### TO BE DONE
Would you extract the whole listing below and retype it exactly?

[Source data]

---

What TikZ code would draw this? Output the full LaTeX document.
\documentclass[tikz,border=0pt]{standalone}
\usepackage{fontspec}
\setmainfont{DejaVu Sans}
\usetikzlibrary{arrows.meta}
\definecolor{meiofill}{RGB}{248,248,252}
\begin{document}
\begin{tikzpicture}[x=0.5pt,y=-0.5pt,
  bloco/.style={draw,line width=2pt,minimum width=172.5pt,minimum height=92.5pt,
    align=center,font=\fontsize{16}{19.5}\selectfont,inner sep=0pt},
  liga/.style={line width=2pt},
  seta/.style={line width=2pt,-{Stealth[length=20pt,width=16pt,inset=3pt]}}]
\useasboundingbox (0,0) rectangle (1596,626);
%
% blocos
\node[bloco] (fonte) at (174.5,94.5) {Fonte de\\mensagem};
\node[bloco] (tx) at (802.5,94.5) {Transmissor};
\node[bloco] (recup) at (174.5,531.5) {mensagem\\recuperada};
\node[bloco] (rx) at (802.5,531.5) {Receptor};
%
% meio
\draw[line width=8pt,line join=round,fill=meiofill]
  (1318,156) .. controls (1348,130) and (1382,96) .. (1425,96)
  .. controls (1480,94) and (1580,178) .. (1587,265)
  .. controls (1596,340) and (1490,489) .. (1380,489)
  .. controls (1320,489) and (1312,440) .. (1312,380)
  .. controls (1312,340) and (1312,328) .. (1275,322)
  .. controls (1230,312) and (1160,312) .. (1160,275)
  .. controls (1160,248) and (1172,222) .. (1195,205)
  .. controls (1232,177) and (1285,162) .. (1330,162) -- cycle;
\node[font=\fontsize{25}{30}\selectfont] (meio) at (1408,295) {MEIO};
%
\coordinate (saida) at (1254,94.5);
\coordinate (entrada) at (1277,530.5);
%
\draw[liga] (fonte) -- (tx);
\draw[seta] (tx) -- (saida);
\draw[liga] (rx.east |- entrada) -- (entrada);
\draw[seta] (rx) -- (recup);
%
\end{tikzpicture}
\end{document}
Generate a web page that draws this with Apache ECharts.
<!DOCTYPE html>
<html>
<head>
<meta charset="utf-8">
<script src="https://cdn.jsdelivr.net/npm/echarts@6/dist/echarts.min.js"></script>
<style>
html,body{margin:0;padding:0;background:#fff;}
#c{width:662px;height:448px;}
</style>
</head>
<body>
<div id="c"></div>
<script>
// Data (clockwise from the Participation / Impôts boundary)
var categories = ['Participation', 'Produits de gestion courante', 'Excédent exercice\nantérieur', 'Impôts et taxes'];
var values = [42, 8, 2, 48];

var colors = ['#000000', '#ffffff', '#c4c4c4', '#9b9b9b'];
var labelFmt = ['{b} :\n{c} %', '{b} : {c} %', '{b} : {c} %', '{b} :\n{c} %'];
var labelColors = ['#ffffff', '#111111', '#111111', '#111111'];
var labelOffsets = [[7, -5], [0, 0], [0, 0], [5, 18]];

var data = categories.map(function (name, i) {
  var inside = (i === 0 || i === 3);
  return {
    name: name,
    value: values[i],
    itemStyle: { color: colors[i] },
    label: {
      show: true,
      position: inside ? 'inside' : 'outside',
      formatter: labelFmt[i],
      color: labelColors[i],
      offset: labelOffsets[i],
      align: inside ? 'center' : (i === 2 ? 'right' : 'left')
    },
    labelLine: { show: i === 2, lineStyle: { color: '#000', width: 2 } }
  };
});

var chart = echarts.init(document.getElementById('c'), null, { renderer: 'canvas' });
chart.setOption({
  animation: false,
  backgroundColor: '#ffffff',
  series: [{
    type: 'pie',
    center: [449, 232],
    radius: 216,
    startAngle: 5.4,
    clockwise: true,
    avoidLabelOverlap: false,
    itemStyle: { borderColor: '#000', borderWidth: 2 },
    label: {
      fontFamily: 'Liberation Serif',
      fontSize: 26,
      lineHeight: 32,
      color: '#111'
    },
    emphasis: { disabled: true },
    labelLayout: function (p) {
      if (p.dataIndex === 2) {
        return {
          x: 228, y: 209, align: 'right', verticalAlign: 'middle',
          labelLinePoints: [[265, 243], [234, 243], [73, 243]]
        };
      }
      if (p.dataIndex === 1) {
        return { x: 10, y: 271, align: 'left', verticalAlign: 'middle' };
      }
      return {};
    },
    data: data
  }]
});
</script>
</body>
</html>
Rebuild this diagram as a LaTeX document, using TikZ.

---

### SOLUTION TO THIS EXERCISE
What TikZ code would draw this? Output the full LaTeX document.
\documentclass[tikz,border=0pt]{standalone}
\usepackage{fontspec}
\setmainfont{DejaVu Sans}
\usetikzlibrary{arrows.meta}
\definecolor{meiofill}{RGB}{248,248,252}
\begin{document}
\begin{tikzpicture}[x=0.5pt,y=-0.5pt,
  bloco/.style={draw,line width=2pt,minimum width=172.5pt,minimum height=92.5pt,
    align=center,font=\fontsize{16}{19.5}\selectfont,inner sep=0pt},
  liga/.style={line width=2pt},
  seta/.style={line width=2pt,-{Stealth[length=20pt,width=16pt,inset=3pt]}}]
\useasboundingbox (0,0) rectangle (1596,626);
%
% blocos
\node[bloco] (fonte) at (174.5,94.5) {Fonte de\\mensagem};
\node[bloco] (tx) at (802.5,94.5) {Transmissor};
\node[bloco] (recup) at (174.5,531.5) {mensagem\\recuperada};
\node[bloco] (rx) at (802.5,531.5) {Receptor};
%
% meio
\draw[line width=8pt,line join=round,fill=meiofill]
  (1318,156) .. controls (1348,130) and (1382,96) .. (1425,96)
  .. controls (1480,94) and (1580,178) .. (1587,265)
  .. controls (1596,340) and (1490,489) .. (1380,489)
  .. controls (1320,489) and (1312,440) .. (1312,380)
  .. controls (1312,340) and (1312,328) .. (1275,322)
  .. controls (1230,312) and (1160,312) .. (1160,275)
  .. controls (1160,248) and (1172,222) .. (1195,205)
  .. controls (1232,177) and (1285,162) .. (1330,162) -- cycle;
\node[font=\fontsize{25}{30}\selectfont] (meio) at (1408,295) {MEIO};
%
\coordinate (saida) at (1254,94.5);
\coordinate (entrada) at (1277,530.5);
%
\draw[liga] (fonte) -- (tx);
\draw[seta] (tx) -- (saida);
\draw[liga] (rx.east |- entrada) -- (entrada);
\draw[seta] (rx) -- (recup);
%
\end{tikzpicture}
\end{document}
Generate a web page that draws this with Apache ECharts.
<!DOCTYPE html>
<html>
<head>
<meta charset="utf-8">
<script src="https://cdn.jsdelivr.net/npm/echarts@6/dist/echarts.min.js"></script>
<style>
html,body{margin:0;padding:0;background:#fff;}
#c{width:662px;height:448px;}
</style>
</head>
<body>
<div id="c"></div>
<script>
// Data (clockwise from the Participation / Impôts boundary)
var categories = ['Participation', 'Produits de gestion courante', 'Excédent exercice\nantérieur', 'Impôts et taxes'];
var values = [42, 8, 2, 48];

var colors = ['#000000', '#ffffff', '#c4c4c4', '#9b9b9b'];
var labelFmt = ['{b} :\n{c} %', '{b} : {c} %', '{b} : {c} %', '{b} :\n{c} %'];
var labelColors = ['#ffffff', '#111111', '#111111', '#111111'];
var labelOffsets = [[7, -5], [0, 0], [0, 0], [5, 18]];

var data = categories.map(function (name, i) {
  var inside = (i === 0 || i === 3);
  return {
    name: name,
    value: values[i],
    itemStyle: { color: colors[i] },
    label: {
      show: true,
      position: inside ? 'inside' : 'outside',
      formatter: labelFmt[i],
      color: labelColors[i],
      offset: labelOffsets[i],
      align: inside ? 'center' : (i === 2 ? 'right' : 'left')
    },
    labelLine: { show: i === 2, lineStyle: { color: '#000', width: 2 } }
  };
});

var chart = echarts.init(document.getElementById('c'), null, { renderer: 'canvas' });
chart.setOption({
  animation: false,
  backgroundColor: '#ffffff',
  series: [{
    type: 'pie',
    center: [449, 232],
    radius: 216,
    startAngle: 5.4,
    clockwise: true,
    avoidLabelOverlap: false,
    itemStyle: { borderColor: '#000', borderWidth: 2 },
    label: {
      fontFamily: 'Liberation Serif',
      fontSize: 26,
      lineHeight: 32,
      color: '#111'
    },
    emphasis: { disabled: true },
    labelLayout: function (p) {
      if (p.dataIndex === 2) {
        return {
          x: 228, y: 209, align: 'right', verticalAlign: 'middle',
          labelLinePoints: [[265, 243], [234, 243], [73, 243]]
        };
      }
      if (p.dataIndex === 1) {
        return { x: 10, y: 271, align: 'left', verticalAlign: 'middle' };
      }
      return {};
    },
    data: data
  }]
});
</script>
</body>
</html>
Rebuild this diagram as a LaTeX document, using TikZ.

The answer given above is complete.